Something has gone wrong at Nature, the former science publication. THE science publication, as was. Perhaps they just don’t like the topic of intelligence, and are on the search for knocking copy, publishing anything critical of tests and examinations.
Only a few days ago I had posted some proper work on the GRE, showing that although this was the best predictor, minorities (and to a lesser extent women) are being admitted to US colleges despite having lower scores.
An eagle-eyed reader forwards this gem from Nature, in which it is claimed that the Graduate Record Examination is no good, and should be replaced by an interview. They entitle their piece “A test that fails: A standard test for admission to graduate school misses potential winners”, say Casey Miller and Keivan Stassun. After a provocative title like that one expects a reasoned argument as to why the test fails, and a simple exposition of which tests or procedures succeed. As a rule of thumb, given that we have GRE data going back to 1982, if not earlier, to live up to the title one expects a proper set of alternative test results going back a five or ten years. Multiple intelligence tests or emotional intelligence tests or gastro-intestinal intelligence tests. Procedures of which Robert Sternberg approves. Things like that. Anything.

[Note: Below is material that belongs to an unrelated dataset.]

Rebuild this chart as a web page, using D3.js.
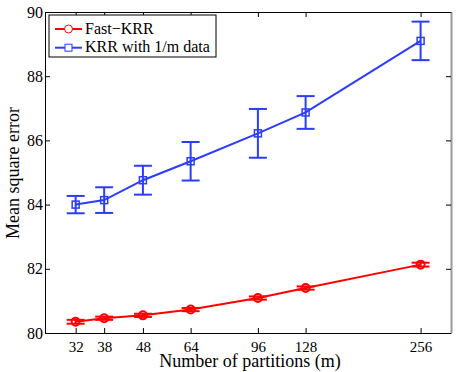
<!DOCTYPE html>
<html>
<head>
<meta charset="utf-8">
<script src="https://cdn.jsdelivr.net/npm/d3@7"></script>
</head>
<body style="margin:0; background:#fff">
<div id="chart"></div>
<script>
// データ
var partitions = [32, 38, 48, 64, 96, 128, 256];
var fastKrr = [80.35, 80.46, 80.55, 80.73, 81.09, 81.40, 82.13];
var fastKrrErr = [0.06, 0.05, 0.05, 0.05, 0.05, 0.05, 0.06];
var krrSub = [84.00, 84.14, 84.76, 85.35, 86.22, 86.87, 89.10];
var krrSubErr = [0.27, 0.40, 0.45, 0.60, 0.76, 0.51, 0.60];
var yTicks = [80, 82, 84, 86, 88, 90];

var FONT = "Liberation Serif, Times New Roman, serif";
var width = 457, height = 372;
var margin = { top: 12, right: 6, bottom: 39, left: 45 };

var svg = d3.select("#chart").append("svg")
  .attr("width", width)
  .attr("height", height)
  .attr("font-family", FONT);

var x = d3.scaleLog()
  .domain([26.6, 307.5])
  .range([margin.left, width - margin.right]);
var y = d3.scaleLinear()
  .domain([80, 90])
  .range([height - margin.bottom, margin.top]);

var x0 = x.range()[0], x1 = x.range()[1];
var y0 = y.range()[0], y1 = y.range()[1];

// 右側の影
svg.append("line")
  .attr("x1", x1 + 0.5).attr("x2", x1 + 0.5)
  .attr("y1", y1).attr("y2", y0)
  .attr("stroke", "#999").attr("stroke-width", 2);

// 軸
var tickLen = 5;
var bottomAxis = d3.axisBottom(x).tickValues(partitions).tickFormat(d3.format("d"))
  .tickSizeInner(-tickLen).tickSizeOuter(0).tickPadding(8);
var topAxis = d3.axisTop(x).tickValues(partitions).tickFormat("")
  .tickSizeInner(-tickLen).tickSizeOuter(0);
var leftAxis = d3.axisLeft(y).tickValues(yTicks).tickFormat(d3.format("d"))
  .tickSizeInner(-tickLen).tickSizeOuter(0).tickPadding(2);
var rightAxis = d3.axisRight(y).tickValues(yTicks).tickFormat("")
  .tickSizeInner(-tickLen).tickSizeOuter(0);

function styleAxis(size) {
  return function(g) {
    g.attr("font-family", FONT).attr("font-size", size);
    g.select(".domain").attr("stroke", "#000");
    g.selectAll(".tick line").attr("stroke", "#000");
    g.selectAll(".tick text")
      .attr("fill", "#000")
      .attr("font-family", FONT)
      .attr("font-size", size);
  };
}

svg.append("g").attr("transform", "translate(0," + y0 + ")").call(bottomAxis).call(styleAxis(15));
svg.append("g").attr("transform", "translate(0," + y1 + ")").call(topAxis).call(styleAxis(15));
svg.append("g").attr("transform", "translate(" + x0 + ",0)").call(leftAxis).call(styleAxis(16));
svg.append("g").attr("transform", "translate(" + x1 + ",0)").call(rightAxis).call(styleAxis(16))
  .select(".domain").attr("stroke", "#999");

// ラベル
svg.append("text")
  .attr("x", 250).attr("y", 367)
  .attr("text-anchor", "middle")
  .attr("font-family", FONT)
  .attr("font-size", 18)
  .text("Number of partitions (m)");
svg.append("text")
  .attr("transform", "translate(18.5,173) rotate(-90)")
  .attr("text-anchor", "middle")
  .attr("font-family", FONT)
  .attr("font-size", 18)
  .text("Mean square error");

var series = [
  { name: "Fast\u2212KRR", values: fastKrr, err: fastKrrErr, color: "#ff0000", marker: "circle" },
  { name: "KRR with 1/m data", values: krrSub, err: krrSubErr, color: "#2b3cff", marker: "square" }
];

var capW = 9;
var line = d3.line()
  .x(function(d) { return x(d[0]); })
  .y(function(d) { return y(d[1]); });

series.forEach(function(s) {
  var pts = partitions.map(function(p, i) { return [p, s.values[i], s.err[i]]; });
  var g = svg.append("g");

  // エラーバー
  var eb = g.selectAll(".eb").data(pts).enter().append("g");
  eb.append("line")
    .attr("x1", function(d) { return x(d[0]); })
    .attr("x2", function(d) { return x(d[0]); })
    .attr("y1", function(d) { return y(d[1] - d[2]); })
    .attr("y2", function(d) { return y(d[1] + d[2]); })
    .attr("stroke", s.color).attr("stroke-width", 2);
  [-1, 1].forEach(function(sign) {
    eb.append("line")
      .attr("x1", function(d) { return x(d[0]) - capW; })
      .attr("x2", function(d) { return x(d[0]) + capW; })
      .attr("y1", function(d) { return y(d[1] + sign * d[2]); })
      .attr("y2", function(d) { return y(d[1] + sign * d[2]); })
      .attr("stroke", s.color).attr("stroke-width", 2);
  });

  g.append("path")
    .datum(pts)
    .attr("d", line)
    .attr("fill", "none")
    .attr("stroke", s.color)
    .attr("stroke-width", 2);

  if (s.marker == "circle") {
    g.selectAll("circle").data(pts).enter().append("circle")
      .attr("cx", function(d) { return x(d[0]); })
      .attr("cy", function(d) { return y(d[1]); })
      .attr("r", 4)
      .attr("fill", "none").attr("stroke", s.color).attr("stroke-width", 2);
  } else {
    g.selectAll("rect").data(pts).enter().append("rect")
      .attr("x", function(d) { return x(d[0]) - 3.5; })
      .attr("y", function(d) { return y(d[1]) - 3.5; })
      .attr("width", 7).attr("height", 7)
      .attr("fill", "none").attr("stroke", s.color).attr("stroke-width", 1.5);
  }
});

// 凡例
var legend = svg.append("g").attr("transform", "translate(49,15)");
legend.append("rect")
  .attr("x", 0).attr("y", 0)
  .attr("width", 167).attr("height", 42)
  .attr("fill", "#fff").attr("stroke", "#000").attr("stroke-width", 1);
series.forEach(function(s, i) {
  var ly = 14 + i * 18.7;
  legend.append("line")
    .attr("x1", 6).attr("x2", 33).attr("y1", ly).attr("y2", ly)
    .attr("stroke", s.color).attr("stroke-width", 2);
  if (s.marker == "circle") {
    legend.append("circle").attr("cx", 19.5).attr("cy", ly).attr("r", 4)
      .attr("fill", "#fff").attr("stroke", s.color).attr("stroke-width", 1);
  } else {
    legend.append("rect").attr("x", 16).attr("y", ly - 3.5).attr("width", 7).attr("height", 7)
      .attr("fill", "#fff").attr("stroke", s.color).attr("stroke-width", 1);
  }
  legend.append("text")
    .attr("x", 36).attr("y", ly + 4.5)
    .attr("font-family", FONT)
    .attr("font-size", 16)
    .text(s.name);
});
</script>
</body>
</html>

We might also expect some data on over and under prediction. Yes, both of those. All tests miss some potential winners and pass some duffers. See R.L. Thorndike. The concepts of over- and underachievement. Columbia University, 1963.
Here is an example of the quality of their argument: According to data from Educational Testing Service (ETS), women score 80 points lower on average in the physical sciences than do men, and African Americans score 200 points below white people. In simple terms, the GRE is a better indicator of sex and skin colour than of ability and ultimate success.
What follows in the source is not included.